Emissions from China's export industry are everyone's responsibility — future trade and climate policy must be linked, says Glen Peters.
China is now the world's biggest emitter of carbon dioxide, decades earlier than many predicted. Chinese emissions are often viewed as a Chinese production problem, but the role of spiraling consumption in rich nations should not be underestimated. One third of China's territorial emissions come from producing exports.
A closer look at China's emissions from 2002–2005 shows that half their growth was due to export production. A further third of the growth came from capital investments, with a significant share of this in export industries. Indeed, only 15 per cent of the emissions growth from 2002–2005 was due to household and government consumption.
By the same argument, emissions in some developed countries have not stabilised if imports are included. In the UK, for example, emissions associated with consumption have increased 18 per cent since 1992 — even though emissions reported to the UN Framework Convention on Climate Change (UNFCCC) have declined.
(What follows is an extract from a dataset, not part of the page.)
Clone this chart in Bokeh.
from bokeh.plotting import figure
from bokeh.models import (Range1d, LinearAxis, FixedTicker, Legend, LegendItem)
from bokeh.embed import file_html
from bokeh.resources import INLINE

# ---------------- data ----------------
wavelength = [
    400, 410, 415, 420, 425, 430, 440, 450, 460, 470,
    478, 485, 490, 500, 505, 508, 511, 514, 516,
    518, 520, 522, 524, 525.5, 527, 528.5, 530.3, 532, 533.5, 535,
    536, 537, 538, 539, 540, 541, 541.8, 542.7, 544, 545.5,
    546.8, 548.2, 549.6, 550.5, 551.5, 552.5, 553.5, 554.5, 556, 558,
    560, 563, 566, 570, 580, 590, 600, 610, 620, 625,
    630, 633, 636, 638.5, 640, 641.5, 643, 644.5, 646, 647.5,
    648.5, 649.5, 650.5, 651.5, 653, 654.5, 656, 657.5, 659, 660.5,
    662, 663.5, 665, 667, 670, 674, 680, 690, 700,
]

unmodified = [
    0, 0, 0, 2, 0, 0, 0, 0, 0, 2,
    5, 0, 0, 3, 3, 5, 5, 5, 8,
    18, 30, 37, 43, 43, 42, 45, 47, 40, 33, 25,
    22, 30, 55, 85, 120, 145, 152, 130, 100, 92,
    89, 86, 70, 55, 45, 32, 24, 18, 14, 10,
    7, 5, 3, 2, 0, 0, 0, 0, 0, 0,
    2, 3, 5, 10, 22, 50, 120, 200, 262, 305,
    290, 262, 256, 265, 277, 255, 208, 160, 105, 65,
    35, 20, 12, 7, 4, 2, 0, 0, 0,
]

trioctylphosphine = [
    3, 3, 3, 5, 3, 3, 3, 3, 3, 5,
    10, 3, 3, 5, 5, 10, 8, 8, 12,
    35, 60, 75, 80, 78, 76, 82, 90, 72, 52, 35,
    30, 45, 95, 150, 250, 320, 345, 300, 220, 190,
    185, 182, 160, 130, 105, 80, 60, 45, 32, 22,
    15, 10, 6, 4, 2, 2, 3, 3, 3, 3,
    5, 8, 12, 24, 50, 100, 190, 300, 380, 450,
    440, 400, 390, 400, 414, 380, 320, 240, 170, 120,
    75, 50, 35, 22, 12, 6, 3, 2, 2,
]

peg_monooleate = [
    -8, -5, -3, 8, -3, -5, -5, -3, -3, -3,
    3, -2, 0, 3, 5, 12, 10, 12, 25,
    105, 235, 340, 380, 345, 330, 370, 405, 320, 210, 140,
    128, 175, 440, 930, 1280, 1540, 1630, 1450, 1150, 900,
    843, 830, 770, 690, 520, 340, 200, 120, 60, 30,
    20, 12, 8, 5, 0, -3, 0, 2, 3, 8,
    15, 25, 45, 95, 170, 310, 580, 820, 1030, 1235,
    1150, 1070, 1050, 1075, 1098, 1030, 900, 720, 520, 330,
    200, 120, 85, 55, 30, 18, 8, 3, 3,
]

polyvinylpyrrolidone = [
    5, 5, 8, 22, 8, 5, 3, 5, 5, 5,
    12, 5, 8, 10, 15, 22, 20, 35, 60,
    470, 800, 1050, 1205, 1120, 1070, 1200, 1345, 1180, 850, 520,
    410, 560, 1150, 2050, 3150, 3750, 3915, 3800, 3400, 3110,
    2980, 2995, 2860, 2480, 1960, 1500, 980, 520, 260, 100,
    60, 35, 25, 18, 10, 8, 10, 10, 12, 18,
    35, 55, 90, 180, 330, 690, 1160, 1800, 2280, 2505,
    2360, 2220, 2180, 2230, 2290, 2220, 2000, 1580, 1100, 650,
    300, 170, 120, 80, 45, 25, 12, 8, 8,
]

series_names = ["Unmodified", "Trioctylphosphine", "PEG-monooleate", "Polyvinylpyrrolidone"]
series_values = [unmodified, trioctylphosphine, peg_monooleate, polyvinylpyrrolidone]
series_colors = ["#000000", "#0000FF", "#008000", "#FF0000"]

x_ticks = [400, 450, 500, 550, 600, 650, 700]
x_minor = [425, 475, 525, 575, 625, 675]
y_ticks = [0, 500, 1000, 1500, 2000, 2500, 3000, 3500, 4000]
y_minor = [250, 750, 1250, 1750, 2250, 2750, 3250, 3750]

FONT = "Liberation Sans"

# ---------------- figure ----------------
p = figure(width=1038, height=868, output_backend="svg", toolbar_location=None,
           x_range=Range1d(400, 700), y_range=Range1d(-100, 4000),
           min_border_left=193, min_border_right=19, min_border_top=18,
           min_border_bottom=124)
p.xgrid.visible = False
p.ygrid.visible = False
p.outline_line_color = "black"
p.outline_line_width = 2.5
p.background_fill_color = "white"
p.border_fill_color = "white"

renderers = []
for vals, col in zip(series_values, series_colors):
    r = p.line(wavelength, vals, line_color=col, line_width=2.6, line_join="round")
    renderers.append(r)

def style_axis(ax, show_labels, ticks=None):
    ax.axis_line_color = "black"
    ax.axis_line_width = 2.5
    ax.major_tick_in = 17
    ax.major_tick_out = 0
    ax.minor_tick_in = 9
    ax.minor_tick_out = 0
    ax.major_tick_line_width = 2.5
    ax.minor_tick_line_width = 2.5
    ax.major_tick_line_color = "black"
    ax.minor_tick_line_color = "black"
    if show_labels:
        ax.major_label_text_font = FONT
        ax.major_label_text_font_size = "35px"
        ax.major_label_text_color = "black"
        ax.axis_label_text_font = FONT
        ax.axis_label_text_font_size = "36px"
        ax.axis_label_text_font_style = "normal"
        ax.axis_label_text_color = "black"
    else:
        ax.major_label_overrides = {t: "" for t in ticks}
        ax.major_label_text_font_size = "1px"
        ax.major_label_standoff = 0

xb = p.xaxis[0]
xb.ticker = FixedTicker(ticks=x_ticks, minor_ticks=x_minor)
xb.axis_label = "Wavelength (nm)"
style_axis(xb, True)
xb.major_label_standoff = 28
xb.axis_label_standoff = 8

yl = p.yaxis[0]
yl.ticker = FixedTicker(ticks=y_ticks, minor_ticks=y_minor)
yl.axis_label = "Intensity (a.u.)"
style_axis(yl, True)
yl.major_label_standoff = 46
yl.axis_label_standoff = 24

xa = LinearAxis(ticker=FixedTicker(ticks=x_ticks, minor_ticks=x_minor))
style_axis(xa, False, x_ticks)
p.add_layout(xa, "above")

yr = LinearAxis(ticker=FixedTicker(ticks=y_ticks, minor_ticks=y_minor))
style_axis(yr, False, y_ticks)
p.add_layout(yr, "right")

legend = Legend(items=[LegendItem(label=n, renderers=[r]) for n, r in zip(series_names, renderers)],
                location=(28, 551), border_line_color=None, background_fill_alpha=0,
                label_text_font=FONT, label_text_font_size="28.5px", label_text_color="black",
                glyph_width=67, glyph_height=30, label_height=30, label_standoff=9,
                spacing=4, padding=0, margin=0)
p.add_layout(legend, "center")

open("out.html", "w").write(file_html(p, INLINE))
Protectionism is not the answer
In many developed countries, industries with vested interests point to China's growing emissions and blame its weak environmental legislation, which they say gives Chinese producers an unfair advantage. These industries argue that they — and the environment — need protection in the form of subsidies, free carbon permits or border tax adjustments. They also argue that such protectionist measures will coerce China and other developing countries into taking quantifiable action to mitigate greenhouse gas emissions when the first commitment period of the Kyoto Protocol ends in 2012.
But ignoring the developed world's share of responsibility for Chinese emissions could put post-2012 debates on a negative and protectionist footing, with serious consequences for world trade. In the words of Ma Kai, the chairman of China's chief economic planning agency, "the ramifications of limiting the development of developing countries would be even more serious than those from climate change".
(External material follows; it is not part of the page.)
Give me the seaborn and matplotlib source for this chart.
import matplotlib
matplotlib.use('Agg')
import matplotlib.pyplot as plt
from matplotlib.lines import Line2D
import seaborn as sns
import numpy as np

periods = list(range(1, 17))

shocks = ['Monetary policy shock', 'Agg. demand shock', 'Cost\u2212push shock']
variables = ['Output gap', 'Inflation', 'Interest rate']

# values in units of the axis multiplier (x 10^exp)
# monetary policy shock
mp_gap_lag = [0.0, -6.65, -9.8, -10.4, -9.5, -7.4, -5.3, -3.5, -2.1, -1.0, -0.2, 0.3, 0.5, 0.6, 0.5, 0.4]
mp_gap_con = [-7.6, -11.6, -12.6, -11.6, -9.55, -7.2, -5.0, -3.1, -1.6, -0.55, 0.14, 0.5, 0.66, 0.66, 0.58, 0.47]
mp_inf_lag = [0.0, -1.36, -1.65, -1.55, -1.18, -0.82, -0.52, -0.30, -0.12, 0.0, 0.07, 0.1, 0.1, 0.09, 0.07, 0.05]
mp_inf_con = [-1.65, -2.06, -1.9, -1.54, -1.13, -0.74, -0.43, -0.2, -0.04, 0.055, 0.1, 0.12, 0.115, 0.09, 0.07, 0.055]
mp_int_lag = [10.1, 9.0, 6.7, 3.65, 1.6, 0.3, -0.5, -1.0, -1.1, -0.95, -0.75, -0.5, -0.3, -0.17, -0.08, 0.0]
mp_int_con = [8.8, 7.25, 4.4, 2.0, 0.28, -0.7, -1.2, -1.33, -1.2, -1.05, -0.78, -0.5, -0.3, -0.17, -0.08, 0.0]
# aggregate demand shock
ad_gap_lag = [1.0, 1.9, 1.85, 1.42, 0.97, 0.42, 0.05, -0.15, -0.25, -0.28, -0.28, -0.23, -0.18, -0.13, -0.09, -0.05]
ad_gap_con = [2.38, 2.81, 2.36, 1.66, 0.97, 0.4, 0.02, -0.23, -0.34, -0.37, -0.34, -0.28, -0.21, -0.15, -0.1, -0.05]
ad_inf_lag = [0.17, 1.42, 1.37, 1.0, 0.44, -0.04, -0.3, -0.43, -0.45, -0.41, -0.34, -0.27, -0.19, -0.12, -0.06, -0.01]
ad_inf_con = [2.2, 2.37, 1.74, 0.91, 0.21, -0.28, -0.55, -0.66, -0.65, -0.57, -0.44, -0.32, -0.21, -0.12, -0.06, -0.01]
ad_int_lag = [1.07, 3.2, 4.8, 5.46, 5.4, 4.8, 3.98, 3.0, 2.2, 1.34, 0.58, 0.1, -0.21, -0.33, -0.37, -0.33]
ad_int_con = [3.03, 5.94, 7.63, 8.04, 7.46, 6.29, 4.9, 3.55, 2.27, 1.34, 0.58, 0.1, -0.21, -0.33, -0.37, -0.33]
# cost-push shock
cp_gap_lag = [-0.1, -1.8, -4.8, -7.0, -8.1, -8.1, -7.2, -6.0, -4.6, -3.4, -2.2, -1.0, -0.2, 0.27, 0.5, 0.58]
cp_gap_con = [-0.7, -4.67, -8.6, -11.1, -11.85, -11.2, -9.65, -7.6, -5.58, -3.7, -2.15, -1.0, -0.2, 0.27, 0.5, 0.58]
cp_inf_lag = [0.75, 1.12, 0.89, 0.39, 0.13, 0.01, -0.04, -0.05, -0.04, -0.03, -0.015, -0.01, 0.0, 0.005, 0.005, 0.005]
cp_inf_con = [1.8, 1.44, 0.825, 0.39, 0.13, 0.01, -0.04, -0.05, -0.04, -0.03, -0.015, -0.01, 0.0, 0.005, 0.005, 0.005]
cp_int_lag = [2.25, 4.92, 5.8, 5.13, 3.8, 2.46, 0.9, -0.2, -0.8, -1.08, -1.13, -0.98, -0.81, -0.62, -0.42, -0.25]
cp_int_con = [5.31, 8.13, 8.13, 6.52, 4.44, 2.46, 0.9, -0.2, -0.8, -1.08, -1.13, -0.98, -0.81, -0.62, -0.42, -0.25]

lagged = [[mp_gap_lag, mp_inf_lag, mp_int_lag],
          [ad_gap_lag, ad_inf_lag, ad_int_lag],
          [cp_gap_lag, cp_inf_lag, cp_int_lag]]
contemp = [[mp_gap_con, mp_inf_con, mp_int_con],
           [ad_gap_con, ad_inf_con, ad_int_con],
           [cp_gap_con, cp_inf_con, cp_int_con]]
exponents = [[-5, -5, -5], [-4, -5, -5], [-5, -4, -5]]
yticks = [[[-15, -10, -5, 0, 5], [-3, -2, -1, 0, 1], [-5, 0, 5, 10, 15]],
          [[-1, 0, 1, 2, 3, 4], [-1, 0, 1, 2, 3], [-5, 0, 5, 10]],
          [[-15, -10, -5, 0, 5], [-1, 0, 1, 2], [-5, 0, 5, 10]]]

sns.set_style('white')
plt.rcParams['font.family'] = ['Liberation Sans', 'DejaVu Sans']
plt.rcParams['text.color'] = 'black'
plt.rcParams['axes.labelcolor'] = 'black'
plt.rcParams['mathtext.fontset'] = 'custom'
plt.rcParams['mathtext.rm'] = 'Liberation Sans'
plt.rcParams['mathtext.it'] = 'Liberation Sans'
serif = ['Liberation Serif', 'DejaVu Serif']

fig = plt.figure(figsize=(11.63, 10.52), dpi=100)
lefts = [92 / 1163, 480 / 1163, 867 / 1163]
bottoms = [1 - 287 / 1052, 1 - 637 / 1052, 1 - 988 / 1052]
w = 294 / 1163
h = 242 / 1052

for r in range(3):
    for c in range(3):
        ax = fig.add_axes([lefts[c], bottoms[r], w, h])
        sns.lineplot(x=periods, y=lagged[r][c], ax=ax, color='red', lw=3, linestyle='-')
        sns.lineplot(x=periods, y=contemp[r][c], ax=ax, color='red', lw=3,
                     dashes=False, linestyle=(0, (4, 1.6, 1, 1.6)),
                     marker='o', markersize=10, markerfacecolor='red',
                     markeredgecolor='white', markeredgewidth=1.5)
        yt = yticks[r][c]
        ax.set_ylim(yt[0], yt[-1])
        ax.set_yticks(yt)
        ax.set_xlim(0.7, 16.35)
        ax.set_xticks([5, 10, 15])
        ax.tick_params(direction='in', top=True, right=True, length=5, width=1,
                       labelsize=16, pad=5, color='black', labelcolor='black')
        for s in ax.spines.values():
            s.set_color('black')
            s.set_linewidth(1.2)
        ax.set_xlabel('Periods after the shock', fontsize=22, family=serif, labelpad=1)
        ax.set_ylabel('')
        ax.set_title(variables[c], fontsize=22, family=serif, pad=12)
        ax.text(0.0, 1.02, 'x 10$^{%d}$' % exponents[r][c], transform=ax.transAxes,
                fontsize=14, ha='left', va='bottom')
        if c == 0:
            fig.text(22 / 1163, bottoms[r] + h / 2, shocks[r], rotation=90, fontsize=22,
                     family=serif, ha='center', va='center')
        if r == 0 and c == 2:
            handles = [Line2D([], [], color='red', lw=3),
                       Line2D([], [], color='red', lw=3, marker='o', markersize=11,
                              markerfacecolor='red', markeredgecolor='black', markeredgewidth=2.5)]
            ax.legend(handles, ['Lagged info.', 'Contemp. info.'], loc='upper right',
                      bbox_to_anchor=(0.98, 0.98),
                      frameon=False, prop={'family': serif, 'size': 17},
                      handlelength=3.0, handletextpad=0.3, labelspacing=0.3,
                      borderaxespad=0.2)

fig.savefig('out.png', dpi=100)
Linking climate and trade policies
Given the importance of trade to many countries' emissions profiles, one would expect it to be an important part of climate policy. Yet the UNFCCC treats countries' emissions as disconnected units, even though trade creates a strong link between them. A clear first step for policymakers is to ensure that climate and trade policies work together.
Emissions from China's export industry need not present a problem to the global trading system — there will always be emissions associated with producing traded goods. The problem lies in China's less than carbon efficient production systems and electricity generation.
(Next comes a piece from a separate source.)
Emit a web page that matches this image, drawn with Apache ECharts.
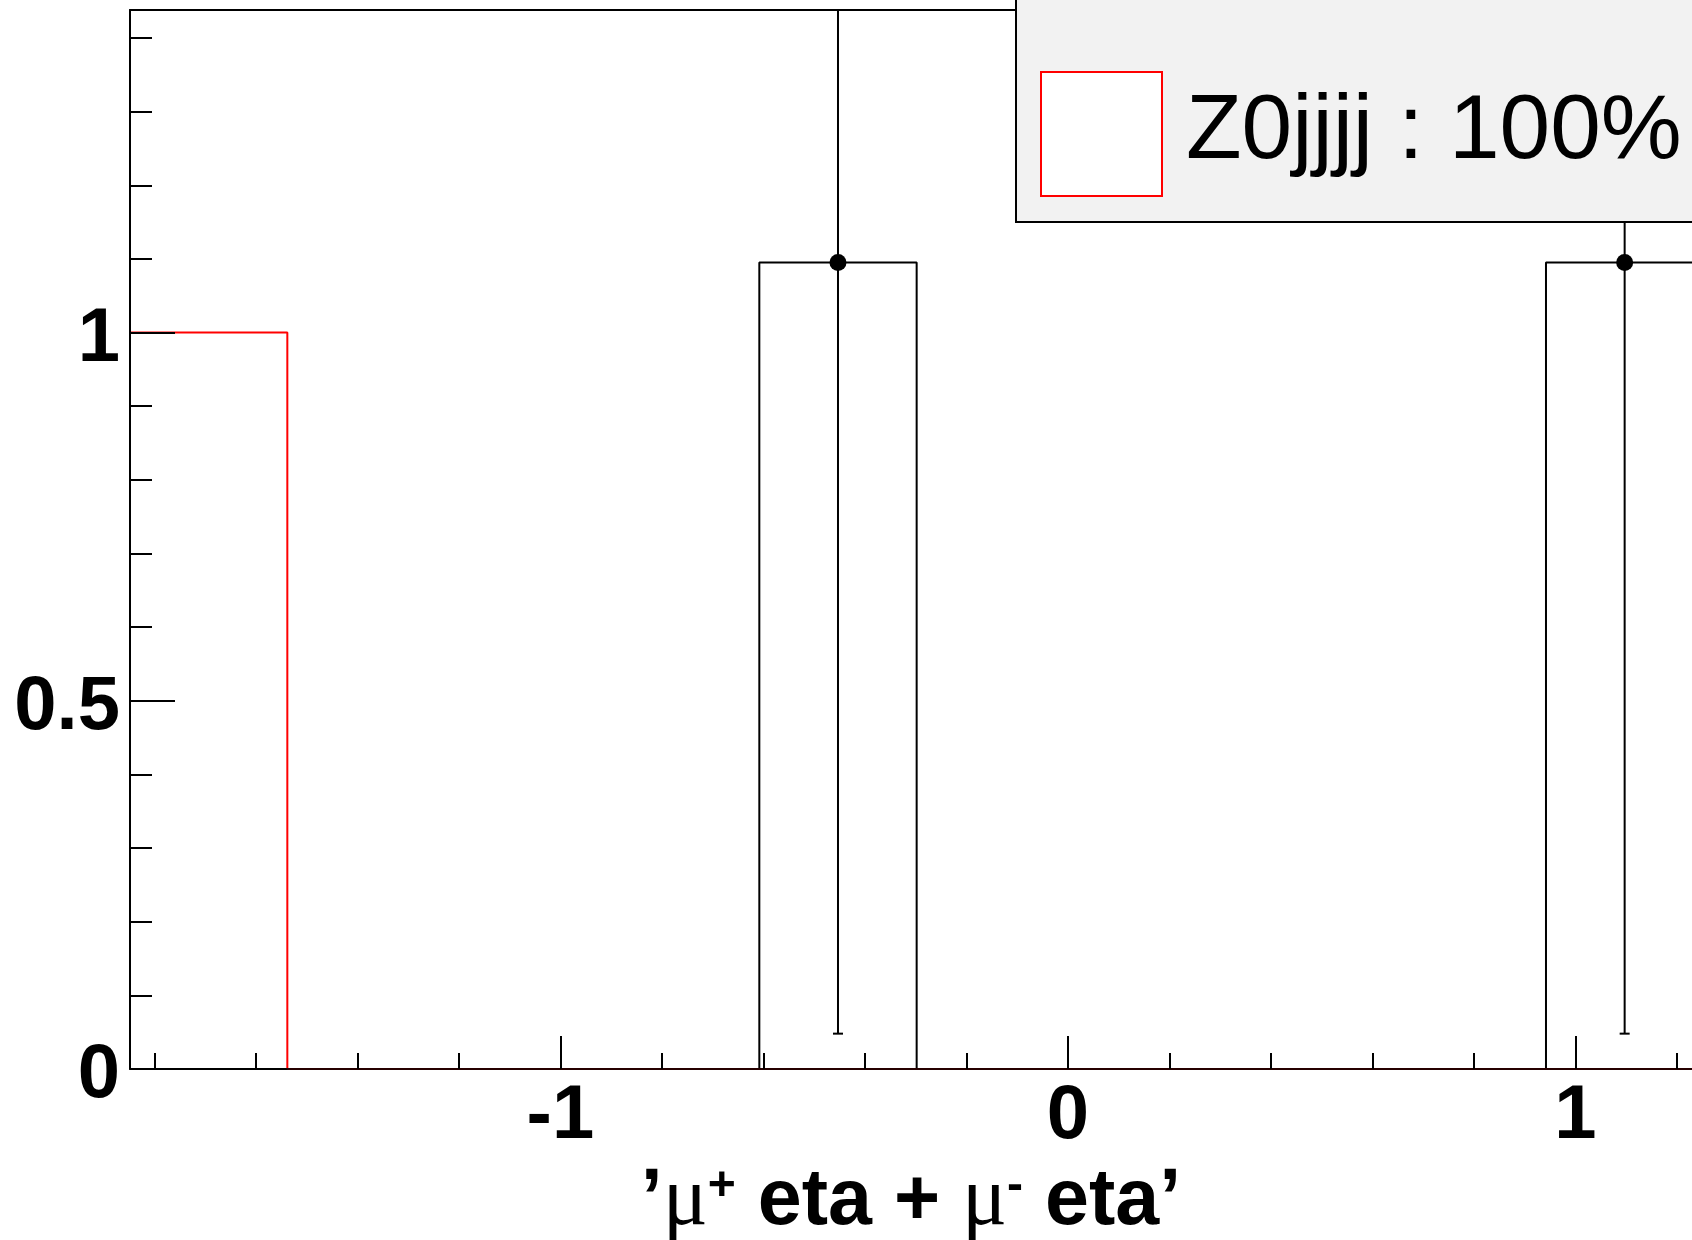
<!DOCTYPE html>
<html>
<head>
<meta charset="utf-8">
<script src="https://cdn.jsdelivr.net/npm/echarts@6/dist/echarts.min.js"></script>
<style>
html,body{margin:0;padding:0;background:#fff;}
#chart{width:1692px;height:1240px;}
</style>
</head>
<body>
<div id="chart"></div>
<script>
// ---- data ----
const binEdges = [-1.848, -1.538, -1.228, -0.918, -0.608, -0.298, 0.012, 0.322, 0.632, 0.942, 1.252, 1.562, 1.872];
const z0jjjjCounts = [1, 0, 0, 0, 0, 0, 0, 0, 0, 0, 0, 0];
const dataCounts   = [0, 0, 0, 0, 1.095, 0, 0, 0, 0, 1.095, 0, 0];
const dataErrors   = [0, 0, 0, 0, 1.047, 0, 0, 0, 0, 1.047, 0, 0];
const xMajorTicks = [-1, 0, 1];
const xMinorTicks = [-1.8, -1.6, -1.4, -1.2, -1.0, -0.8, -0.6, -0.4, -0.2, 0, 0.2, 0.4, 0.6, 0.8, 1.0, 1.2];
const yMajorTicks = [0, 0.5, 1];
const yMinorTicks = [0.1, 0.2, 0.3, 0.4, 0.5, 0.6, 0.7, 0.8, 0.9, 1.0, 1.1, 1.2, 1.3, 1.4];
const xVisibleMax = 1.2297;   // the picture is cut at the right edge
const yMax = 1.438;
const legendLabel = 'Z0jjjj : 100%';

// ---- helpers ----
function stepData(vals) {
  const d = vals.map((v, i) => [binEdges[i], v]);
  d.push([binEdges[binEdges.length - 1], vals[vals.length - 1]]);
  return d;
}
const pointData = [];
dataCounts.forEach((v, i) => {
  if (v > 0) pointData.push([(binEdges[i] + binEdges[i + 1]) / 2, v, dataErrors[i]]);
});

const xMin = binEdges[0], xMax = xVisibleMax;
const labelFont = {fontSize: 76, fontWeight: 'bold', fontFamily: 'Liberation Sans', color: '#000'};
const lineBlack = {color: '#000', width: 2};

const chart = echarts.init(document.getElementById('chart'), null, {renderer: 'canvas'});
chart.setOption({
  animation: false,
  backgroundColor: '#fff',
  grid: {left: 130, top: 10, bottom: 171, right: 0, show: false, containLabel: false, outerBoundsMode: 'none'},
  xAxis: [{
    type: 'value', min: xMin, max: xMax, position: 'bottom', z: 10,
    axisLine: {show: true, onZero: false, lineStyle: {color: '#000', width: 2, opacity: 0.85}},
    axisTick: {show: true, inside: true, length: 33, customValues: xMajorTicks, lineStyle: lineBlack},
    axisLabel: Object.assign({show: true, margin: 10, customValues: xMajorTicks}, labelFont),
    splitLine: {show: false},
    name: '{b|’}{mu|μ}{sup|+}{b| eta + }{mu|μ}{sup|-}{b| eta’}',
    nameLocation: 'middle', nameGap: 80,
    nameTextStyle: {
      fontSize: 79, fontWeight: 'bold', fontFamily: 'Liberation Sans', color: '#000',
      rich: {
        b: {fontSize: 79, lineHeight: 79, fontWeight: 'bold', fontFamily: 'Liberation Sans', color: '#000'},
        mu: {fontSize: 84, lineHeight: 79, fontWeight: 'normal', fontFamily: 'Liberation Serif', color: '#000'},
        sup: {fontSize: 48, lineHeight: 48, fontWeight: 'bold', fontFamily: 'Liberation Sans', color: '#000', verticalAlign: 'top'}
      }
    }
  }, {
    type: 'value', min: xMin, max: xMax, position: 'bottom', z: 10,
    axisLine: {show: false, onZero: false},
    axisTick: {show: true, inside: true, length: 16, customValues: xMinorTicks, lineStyle: lineBlack},
    axisLabel: {show: false},
    splitLine: {show: false}
  }, {
    type: 'value', min: xMin, max: xMax, position: 'top',
    axisLine: {show: true, onZero: false, lineStyle: lineBlack},
    axisTick: {show: false},
    axisLabel: {show: false},
    splitLine: {show: false}
  }],
  yAxis: [{
    type: 'value', min: 0, max: yMax, position: 'left', z: 10,
    axisLine: {show: true, onZero: false, lineStyle: lineBlack},
    axisTick: {show: true, inside: true, length: 45, customValues: yMajorTicks, lineStyle: lineBlack},
    axisLabel: Object.assign({show: true, margin: 10, verticalAlign: 'top', lineHeight: 15, customValues: yMajorTicks}, labelFont),
    splitLine: {show: false}
  }, {
    type: 'value', min: 0, max: yMax, position: 'left', z: 10,
    axisLine: {show: false, onZero: false},
    axisTick: {show: true, inside: true, length: 22, customValues: yMinorTicks, lineStyle: lineBlack},
    axisLabel: {show: false},
    splitLine: {show: false}
  }],
  series: [{
    name: 'data', type: 'line', step: 'end', xAxisIndex: 0, yAxisIndex: 0,
    data: stepData(dataCounts), showSymbol: false, symbol: 'none',
    lineStyle: {color: '#000', width: 2}, z: 3
  }, {
    name: 'Z0jjjj', type: 'line', step: 'end', xAxisIndex: 0, yAxisIndex: 0,
    data: stepData(z0jjjjCounts), showSymbol: false, symbol: 'none',
    lineStyle: {color: '#ff0000', width: 2}, z: 4
  }, {
    name: 'points', type: 'custom', xAxisIndex: 0, yAxisIndex: 0, z: 5,
    data: pointData,
    renderItem: function (params, api) {
      const x = api.value(0), v = api.value(1), e = api.value(2);
      const p = api.coord([x, v]);
      const lo = api.coord([x, v - e]);
      const hi = api.coord([x, v + e]);
      const cs = params.coordSys;
      const top = Math.max(hi[1], cs.y);
      const children = [
        {type: 'line', shape: {x1: p[0], y1: lo[1], x2: p[0], y2: top}, style: {stroke: '#000', lineWidth: 2}},
        {type: 'line', shape: {x1: p[0] - 5, y1: lo[1], x2: p[0] + 5, y2: lo[1]}, style: {stroke: '#000', lineWidth: 2}},
        {type: 'circle', shape: {cx: p[0], cy: p[1], r: 8.5}, style: {fill: '#000'}}
      ];
      if (hi[1] >= cs.y) {
        children.push({type: 'line', shape: {x1: p[0] - 5, y1: hi[1], x2: p[0] + 5, y2: hi[1]}, style: {stroke: '#000', lineWidth: 2}});
      }
      return {type: 'group', children: children};
    }
  }],
  graphic: [{
    type: 'group', z: 100,
    children: [
      {type: 'rect', z: 100, shape: {x: 1016, y: -20, width: 720, height: 242}, style: {fill: '#f2f2f2', stroke: '#000', lineWidth: 2}},
      {type: 'rect', z: 101, shape: {x: 1041, y: 72, width: 121, height: 124}, style: {fill: '#fff', stroke: '#ff0000', lineWidth: 2}},
      {type: 'text', z: 101, x: 1186, y: 133, style: {text: legendLabel, fontSize: 91, fontFamily: 'Liberation Sans', fill: '#000', verticalAlign: 'middle', align: 'left'}}
    ]
  }]
});
</script>
</body>
</html>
Internally, China must ensure that new installations use the latest clean technologies. As China rapidly increases its capacity, there is no reason why it cannot become a world leader in developing and using clean technologies. Using the latest technologies now will greatly reduce mitigation costs later, as will investing in urban planning and infrastructure that moves China away from a fossil-fuelled future.
And China's exports are so important to global climate that its international trade should play a key role in post-2012 climate policy. Such policy should take advantage of China's huge production capacity and use it to help solve environmental problems by specialising in the products needed in a low-carbon future.
But for China to play an active role in post-2012 climate policy, solutions must come from both inside and outside the country. Rich nations can make a first step by replacing rhetoric with action — for example, by encouraging China to mass produce cheap wind turbines rather than cheap disposable products. The international community must place strict efficiency standards on the use of products. Encouraging China to focus mass production on clean technologies will drive down production costs and speed up global diffusion of technologies such as low-carbon cars, wind turbines and solar panels.
These solutions offer the promise of increased production and trade as an incentive for China to invest in clean technologies. But to continue receiving these benefits, China must agree to use a share of the proceeds to clean up its own economy. Global agreements can monitor the country's progress. In the short-term Chinese emissions will continue to increase, but in this case it will be to climate policy's benefit.
Rapidly developing countries have the opportunity to lead the world in a low-carbon future. They are expanding at a rate that allows large-scale installation of and experimentation with tomorrow's technologies. By contrast, rich nations suffer from deep sunk costs and entrenched vested interests. Developing countries have the chance to step forward and revolutionise the world in a way no-one thought possible until now.
Glen Peters is a senior research fellow at the Center for International Climate and Environmental Research in Oslo, Norway.